Prompt:
Extract, in full, the lines below, beginning at the first and ending with the line that contains "const yTicks = [0, 1];". Pictures do not belong in the copy.

START Given information

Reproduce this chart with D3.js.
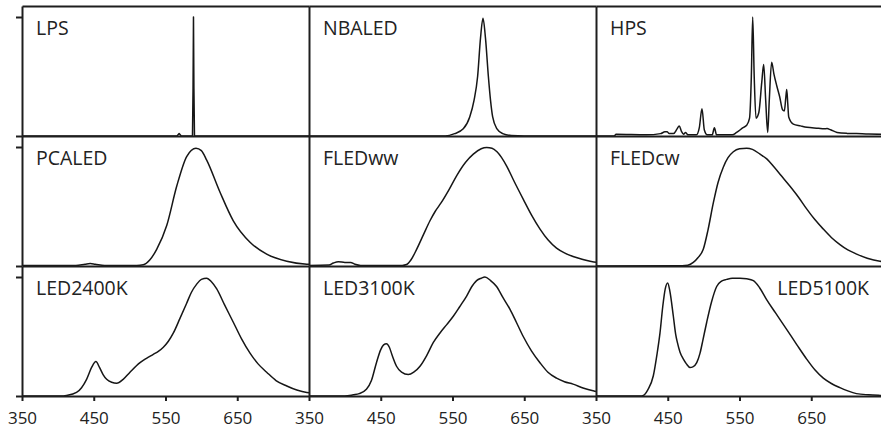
<!DOCTYPE html>
<html>
<head>
<meta charset="utf-8">
<script src="https://cdn.jsdelivr.net/npm/d3@7/dist/d3.min.js"></script>
<style>
  html, body { margin: 0; padding: 0; background: #fff; }
  svg { display: block; }
</style>
</head>
<body>
<svg id="chart" width="881" height="433"></svg>
<script>
// ---- Data: [wavelength nm, relative power] ----
const panelNames = ["LPS", "NBALED", "HPS", "PCALED", "FLEDww", "FLEDcw", "LED2400K", "LED3100K", "LED5100K"];
const xTicks = [350, 450, 550, 650];
const yTicks = [0, 1];

const LPS = [[350,0],[566,0],[569,0.02],[572,0],[587.6,0],[588.4,0.4],[589,1.0],[589.6,0.4],[590.4,0],[750,0]];
const NBALED = [[350,0],[540,0],[553,0.02],[565,0.06],[574,0.16],[580,0.3],[585,0.5],[589,0.82],[592.5,0.99],[596,0.82],[600,0.5],[603,0.3],[606,0.16],[612,0.06],[620,0.02],[632,0.004],[650,0],[750,0]];
const HPS = [[350,0],[375,0],[378,0.014],[420,0.01],[440,0.02],[446,0.035],[449,0.036],[452,0.02],[458,0.02],[463,0.06],[466,0.085],[469,0.04],[472,0.015],[475,0.03],[478,0.01],[490,0.01],[494,0.07],[497.7,0.23],[501,0.05],[505,0.01],[512,0.01],[515,0.07],[518,0.01],[540,0.01],[546,0.03],[555,0.07],[560,0.09],[564,0.15],[566.5,0.5],[568.4,1.0],[570.5,0.5],[573,0.15],[577,0.2],[581,0.45],[583.7,0.6],[586.5,0.3],[589.3,0.03],[591.5,0.3],[594.8,0.62],[598,0.52],[602,0.42],[606,0.33],[610,0.22],[612.5,0.21],[614.5,0.32],[615.8,0.39],[617.2,0.28],[618.6,0.16],[625,0.1],[635,0.085],[644,0.073],[660,0.065],[668,0.06],[672,0.062],[677,0.052],[686,0.03],[700,0.022],[713,0.02],[730,0.016],[750,0.014]];
const PCALED = [[350,0.005],[425,0.005],[438,0.015],[445,0.02],[452,0.015],[465,0.005],[510,0.005],[519,0.01],[528,0.05],[537.7,0.14],[551.7,0.34],[565.6,0.67],[579.5,0.92],[592.5,0.99],[600,0.97],[607.4,0.89],[626,0.62],[644.5,0.38],[667.8,0.2],[691,0.1],[719,0.04],[747,0.015],[750,0.014]];
const FLEDww = [[350,0.005],[378,0.008],[384,0.025],[391,0.036],[400,0.03],[408,0.03],[414,0.015],[422,0.005],[480,0.005],[486,0.012],[492,0.05],[500,0.14],[510,0.27],[518.6,0.38],[526,0.46],[534,0.53],[545,0.64],[555.9,0.76],[568,0.87],[579,0.94],[590,0.985],[597.7,0.995],[605,0.99],[612,0.96],[625.5,0.84],[636,0.71],[648.7,0.56],[660,0.43],[672,0.31],[683,0.22],[695,0.15],[706,0.11],[718,0.08],[732,0.055],[747,0.034],[750,0.032]];
const FLEDcw = [[350,0],[470,0.002],[478,0.006],[485.6,0.03],[492,0.07],[499.5,0.14],[506,0.3],[513.5,0.53],[520,0.7],[527.4,0.83],[534,0.91],[541.4,0.96],[550,0.985],[560,0.99],[568,0.98],[578.6,0.94],[588,0.9],[597,0.84],[608,0.76],[620.4,0.67],[632,0.58],[643.6,0.48],[655,0.39],[666.8,0.31],[678,0.24],[690,0.18],[701,0.135],[713.3,0.1],[728,0.065],[745.8,0.04],[750,0.037]];
const LED2400K = [[350,0],[405,0],[412,0.005],[426,0.03],[433,0.07],[440,0.14],[447,0.24],[453,0.29],[458,0.24],[463,0.18],[468,0.14],[475,0.115],[482,0.107],[491,0.14],[500.5,0.2],[514.5,0.28],[523,0.315],[533,0.35],[540,0.375],[547,0.41],[554,0.46],[561,0.53],[570,0.65],[579.5,0.78],[586,0.87],[593.5,0.94],[600,0.98],[607.4,0.99],[614,0.96],[621.4,0.9],[632,0.77],[644.5,0.62],[656,0.48],[667.8,0.36],[679,0.27],[691,0.2],[704,0.13],[719,0.084],[733,0.05],[747,0.03],[750,0.028]];
const LED3100K = [[350,0],[400,0],[411.7,0.01],[420,0.02],[430,0.056],[437,0.13],[444,0.28],[450,0.39],[454,0.43],[458,0.44],[462,0.41],[466,0.34],[472,0.25],[479,0.2],[488.4,0.18],[496,0.2],[504.7,0.25],[514,0.34],[523.3,0.45],[532.6,0.53],[542,0.6],[551.1,0.67],[560,0.75],[569.7,0.84],[577,0.92],[583.6,0.97],[590,0.99],[595.2,1.0],[603,0.97],[611.4,0.92],[620,0.83],[630,0.73],[639,0.62],[648.6,0.5],[660,0.38],[671.9,0.28],[683,0.2],[695,0.15],[706,0.12],[718,0.1],[733,0.065],[748.6,0.04],[750,0.038]];
const LED5100K = [[350,0],[412,0],[416,0.005],[422,0.05],[429.9,0.17],[435,0.35],[439.2,0.53],[443,0.75],[446.5,0.9],[449.9,0.95],[453,0.88],[457.8,0.67],[461,0.52],[463.4,0.45],[467,0.37],[471.8,0.31],[476,0.27],[481,0.24],[485,0.245],[490.4,0.28],[495,0.36],[499,0.47],[504.3,0.62],[511,0.79],[518.2,0.92],[525,0.965],[532,0.98],[540,0.99],[550.7,0.99],[560,0.985],[569.3,0.97],[578,0.91],[587.8,0.81],[600,0.7],[615.7,0.56],[630,0.43],[643.6,0.31],[655,0.22],[666.8,0.15],[678,0.105],[690,0.07],[700,0.045],[713,0.02],[730,0.01],[746,0.005],[750,0.004]];

const spectra = [LPS, NBALED, HPS, PCALED, FLEDww, FLEDcw, LED2400K, LED3100K, LED5100K];

// ---- Layout ----
const svg = d3.select("#chart");
const leftX = 22, topY = 6, colW = 287, rowH = 130, unitH = 119;
const axisColor = "#1e1e1e";
const fontFamily = "'Open Sans', 'Noto Sans', sans-serif";

spectra.forEach((data, i) => {
  const col = i % 3, row = Math.floor(i / 3);
  const x0 = leftX + col * colW;
  const base = topY + (row + 1) * rowH;
  const x = d3.scaleLinear().domain([350, 750]).range([x0, x0 + colW]);
  const y = d3.scaleLinear().domain([0, 1]).range([base, base - unitH]);
  const yTop = y.invert(base - rowH);

  const g = svg.append("g");

  // curve
  const line = d3.line()
    .x(d => x(d[0]))
    .y(d => y(d[1]))
    .curve(i === 0 ? d3.curveLinear : d3.curveMonotoneX);
  g.append("path")
    .datum(data)
    .attr("fill", "none")
    .attr("stroke", "#161616")
    .attr("stroke-width", 1.5)
    .attr("stroke-linejoin", "round")
    .attr("d", line);

  // bottom axis of panel (baseline)
  const isBottom = row === 2;
  const xAxis = d3.axisBottom(x)
    .tickValues(isBottom ? xTicks : [])
    .tickSize(isBottom ? 5 : 0)
    .tickSizeOuter(0)
    .tickPadding(11)
    .tickFormat(d3.format("d"));
  const gx = g.append("g").attr("transform", `translate(0,${base})`).call(xAxis);
  gx.select(".domain").attr("stroke", axisColor).attr("stroke-width", 2);
  gx.selectAll(".tick line").attr("stroke", axisColor).attr("stroke-width", 2);
  gx.selectAll(".tick text")
    .attr("fill", "#222")
    .style("font-family", fontFamily)
    .style("font-size", "17px");

  // top edge for first row
  if (row === 0) {
    const tAxis = d3.axisTop(x).tickValues([]).tickSizeOuter(0);
    const gt = g.append("g").attr("transform", `translate(0,${base - rowH})`).call(tAxis);
    gt.select(".domain").attr("stroke", axisColor).attr("stroke-width", 2);
  }

  // left axis
  const yl = d3.scaleLinear().domain([0, yTop]).range([base, base - rowH]);
  const yAxis = d3.axisLeft(yl)
    .tickValues(col === 0 ? yTicks : [])
    .tickSize(6)
    .tickSizeOuter(0)
    .tickFormat("");
  const gy = g.append("g").attr("transform", `translate(${x0},0)`).call(yAxis);
  gy.select(".domain").attr("stroke", axisColor).attr("stroke-width", 2);
  gy.selectAll(".tick line").attr("stroke", axisColor).attr("stroke-width", 2);

  // panel label
  const isRight = i === 8;
  g.append("text")
    .attr("x", isRight ? x0 + 273 : x0 + 14)
    .attr("y", base - rowH + 29)
    .attr("text-anchor", isRight ? "end" : "start")
    .attr("fill", "#222")
    .style("font-family", fontFamily)
    .style("font-size", "19.5px")
    .text(panelNames[i]);
});
</script>
</body>
</html>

END Given information

Answer:
Reproduce this chart with D3.js.
<!DOCTYPE html>
<html>
<head>
<meta charset="utf-8">
<script src="https://cdn.jsdelivr.net/npm/d3@7/dist/d3.min.js"></script>
<style>
  html, body { margin: 0; padding: 0; background: #fff; }
  svg { display: block; }
</style>
</head>
<body>
<svg id="chart" width="881" height="433"></svg>
<script>
// ---- Data: [wavelength nm, relative power] ----
const panelNames = ["LPS", "NBALED", "HPS", "PCALED", "FLEDww", "FLEDcw", "LED2400K", "LED3100K", "LED5100K"];
const xTicks = [350, 450, 550, 650];
const yTicks = [0, 1];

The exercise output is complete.